Indian Media Industry Heavyweights Mull Abandoning Formulas, Future of Content

A galaxy of senior Indian content creators shared their insights on burning topics dominating the local landscape.

They were speaking at at Indiantelevision.com’s annual industry event, The Content Hub, in Mumbai on Tuesday.

At the Content Creation: No More Formulas panel, Shobha Sant, head of content alliances at Jio Studios, broke down the process behind the selection of its 100-title slate. Sant said that the selection was the result of five years of very a definite plan in terms of understanding audience segmentation and what people are watching.

“We have a mix of genres that cater to, we’d like to think, most audiences. The idea was that they are reaching out to the length and breadth of this country, which is very diverse,” Sant said.

Srishti Behl, CEO, Phantom Studios, and former director, international original film at Netflix India, said that the advent of streamers has ensured that content need not be produced for the masses or homogenized any more. “You don’t need everybody to see everything at the same time,” Behl said.

Abhimanyu Singh, CEO, Contiloe Pictures, said that the days of producing thousands of episodes for television in order to achieve economies of scale were diminishing. Singh said that Contiloe’s hit historical show “Taj: Divided by Blood,” produced for streamer ZEE5, was initially planned as 12 episodes five years ago, but was reduced to 10 due to shorter attention spans. “There’s change happening. And its rapid. Audiences have, I wouldn’t say changed, but evolved,” Singh said.

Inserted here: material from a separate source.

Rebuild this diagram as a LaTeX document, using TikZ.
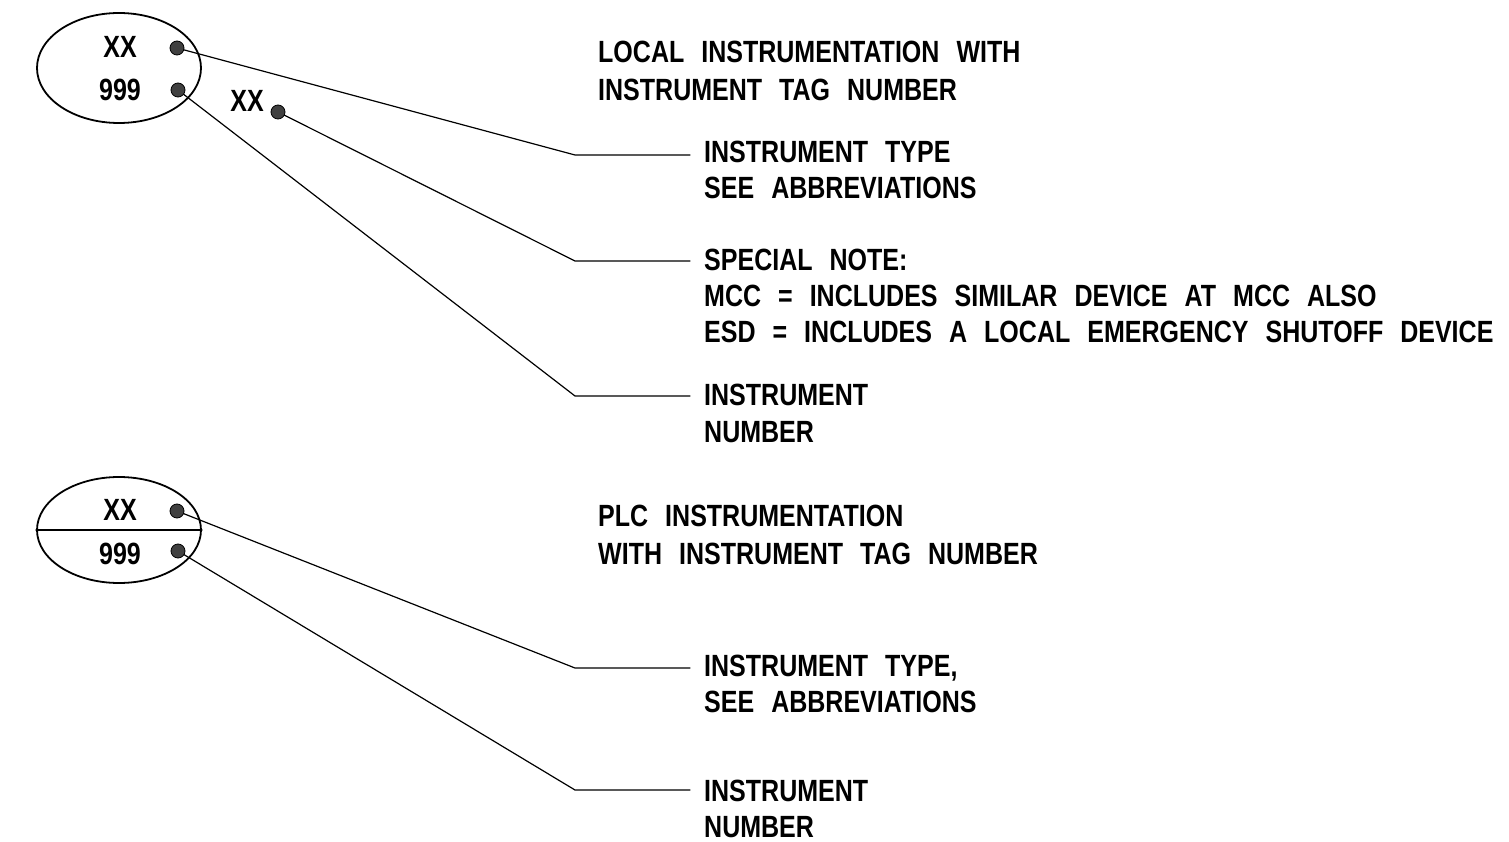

On the non-fiction side of things, Aradhana Bhola, managing director, Fremantle India, said that dating reality shows are going to be popular locally, citing the global success of Netflix’s “Too Hot to Handle,” produced by Fremantle’s Talkback, as an example.

Looking to the future, Neeraj Vyas, business head at Sony Max, said that currently there is a lot of sameness in television content and only a few producers have a commitment to differentiated content. Sony’s idea is to work with only those producers who believe in the cause of good content. “We cannot work with producers who see content as projects anymore,” Vyas said.

Sunder Aaron, whose Locomotive Global produced hit Netflix show “Rana Naidu,” the Indian adaptation of “Ray Donovan,” added: “When you see capital, again, flying around the world looking for emerging market opportunities, India is going to be where that money comes in. It may not be this year, but it’s definitely going to be next year or maybe 2025. We’re going to have a huge boom here. And we have to be ready to take advantage of that.”

At a subsequent panel specifically addressing the future of content, Ajit Andhare, COO, Viacom18 Motion Pictures, said that India has gone from being a market with a content deficit to one with a surplus. The biggest challenge for the consumer is that of finding enough viewing time.

“For the first time in India, our content is not competing with content, it is competing with other physiological needs,” Andhare said. “There is clearly a new equilibrium that we need to find. And we have a huge, huge surplus and we don’t have the time to cope with it.”

Ajit Thakur, CEO of streamer Aha, said that the 15-year-olds of today are what made him nervous. They are not interested in 10-hour series or two and a half hour films, but in gaming, he said. “When that 15-year-old kid becomes 25, the kind of content they will consume will be very different,” Thakur said. “If we get more diverse, and if we make it in the right price, I think the demand for content is not going anywhere.”

Shariq Patel, chief business officer, Zee Studios, concurred on the need for an affordable price point and added that the content world currently was a jungle rather than a garden and the trick is to plant a banyan tree that would live for a long time and provide shade.

Aashish Singh, formerly with Yash Raj Films and Netflix and currently producer, Lyca Productions (“Ponniyin Selvan: 1”), and “Bajrangi Bhaijaan” producer Amar Butala both stressed the need to bring back heroism into mainstream Bollywood.

“We have a lot of stories to tell, don’t ape the West,” Singh said. “Play with your characters, play with your culture… the world is out there wanting to watch.”